Objective: Nothing after the line with "color='black', zorder=3, linewidths=0)" belongs in the copy; extract the lines below from the top through that line, pictures left out.

Source material:
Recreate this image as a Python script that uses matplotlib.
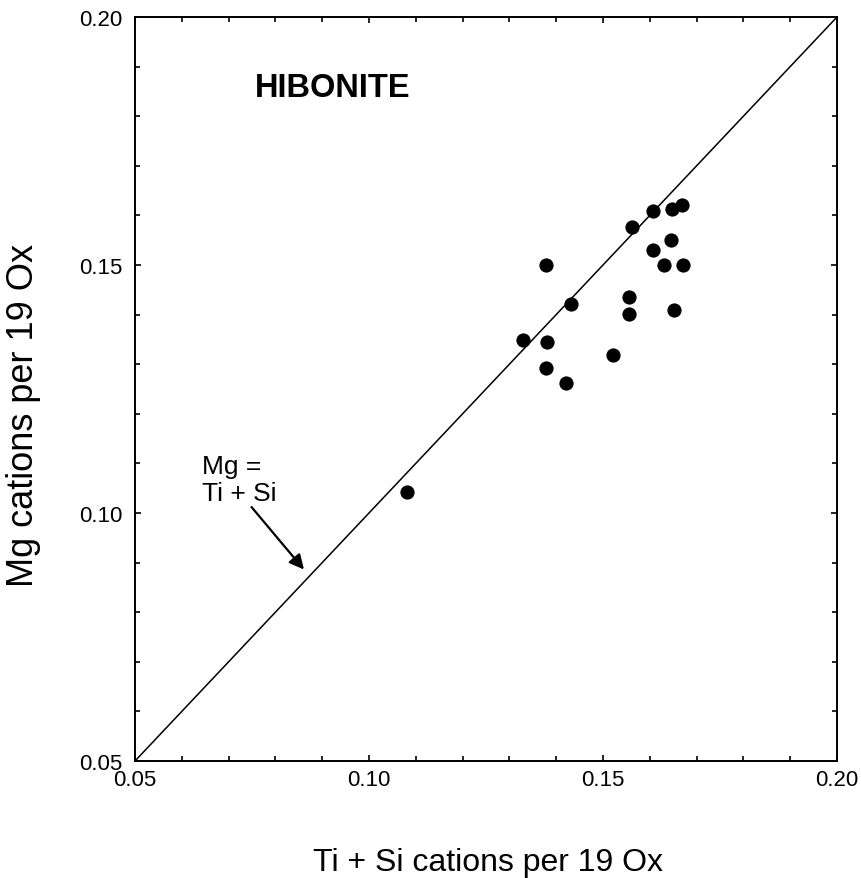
import matplotlib
matplotlib.use("Agg")
import matplotlib.pyplot as plt
from matplotlib.ticker import MultipleLocator, FixedLocator

plt.rcParams['font.family'] = ['Liberation Sans', 'DejaVu Sans']

# Data: Ti+Si (x) vs Mg (y) cations per 19 O
ti_si = [0.1378, 0.1432, 0.1330, 0.1381, 0.1378, 0.1422, 0.1521, 0.1555,
         0.1555, 0.1562, 0.1607, 0.1607, 0.1645, 0.1630, 0.1672, 0.1651,
         0.1647, 0.1668, 0.1081]
mg = [0.1501, 0.1421, 0.1349, 0.1344, 0.1292, 0.1262, 0.1318, 0.1436,
      0.1402, 0.1576, 0.1609, 0.1530, 0.1550, 0.1501, 0.1501, 0.1409,
      0.1613, 0.1621, 0.1042]
one_to_one = [0.05, 0.20]
major_ticks = [0.05, 0.10, 0.15, 0.20]
tick_labels = ["0.05", "0.10", "0.15", "0.20"]

fig = plt.figure(figsize=(8.62, 8.79), dpi=100)
ax = fig.add_axes([135/862, 1-762/879, 702/862, 744/879])

ax.plot(one_to_one, one_to_one, color='black', lw=1.1, zorder=2)
ax.scatter(ti_si, mg, s=105, color='black', zorder=3, linewidths=0)

ax.set_xlim(0.05, 0.20)
ax.set_ylim(0.05, 0.20)
ax.xaxis.set_major_locator(FixedLocator(major_ticks))
ax.yaxis.set_major_locator(FixedLocator(major_ticks))
ax.set_xticklabels(tick_labels)
ax.set_yticklabels(tick_labels)
ax.xaxis.set_minor_locator(MultipleLocator(0.01))
ax.yaxis.set_minor_locator(MultipleLocator(0.01))
ax.tick_params(which='both', direction='in', top=True, right=True,
               width=1.2, labelsize=16, color='black')
ax.tick_params(which='major', length=4)
ax.tick_params(which='minor', length=3.5)
ax.tick_params(axis='y', pad=9)
ax.tick_params(axis='x', pad=6)
for sp in ax.spines.values():
    sp.set_linewidth(1.4)

ax.text(0.0756, 0.1889, "HIBONITE", fontsize=23.5, fontweight='bold',
        ha='left', va='top')
ax.text(0.0643, 0.1119, "Mg =\nTi + Si", fontsize=19, ha='left', va='top',
        linespacing=1.15)
ax.annotate("", xy=(0.0861, 0.0886), xytext=(0.0749, 0.1012),
            arrowprops=dict(arrowstyle='-|>', color='black', lw=1.6,
                            mutation_scale=22, shrinkA=0, shrinkB=0))

fig.text(488/862, 1-871/879, "Ti + Si cations per 19 Ox", fontsize=23,
         ha='center', va='baseline')
fig.text(24/862, 1-415/879, "Mg cations per 19 Ox", fontsize=26,
         ha='center', va='center', rotation=90)

fig.savefig("out.png", dpi=100)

The reply:
Recreate this image as a Python script that uses matplotlib.
import matplotlib
matplotlib.use("Agg")
import matplotlib.pyplot as plt
from matplotlib.ticker import MultipleLocator, FixedLocator

plt.rcParams['font.family'] = ['Liberation Sans', 'DejaVu Sans']

# Data: Ti+Si (x) vs Mg (y) cations per 19 O
ti_si = [0.1378, 0.1432, 0.1330, 0.1381, 0.1378, 0.1422, 0.1521, 0.1555,
         0.1555, 0.1562, 0.1607, 0.1607, 0.1645, 0.1630, 0.1672, 0.1651,
         0.1647, 0.1668, 0.1081]
mg = [0.1501, 0.1421, 0.1349, 0.1344, 0.1292, 0.1262, 0.1318, 0.1436,
      0.1402, 0.1576, 0.1609, 0.1530, 0.1550, 0.1501, 0.1501, 0.1409,
      0.1613, 0.1621, 0.1042]
one_to_one = [0.05, 0.20]
major_ticks = [0.05, 0.10, 0.15, 0.20]
tick_labels = ["0.05", "0.10", "0.15", "0.20"]

fig = plt.figure(figsize=(8.62, 8.79), dpi=100)
ax = fig.add_axes([135/862, 1-762/879, 702/862, 744/879])

ax.plot(one_to_one, one_to_one, color='black', lw=1.1, zorder=2)
ax.scatter(ti_si, mg, s=105, color='black', zorder=3, linewidths=0)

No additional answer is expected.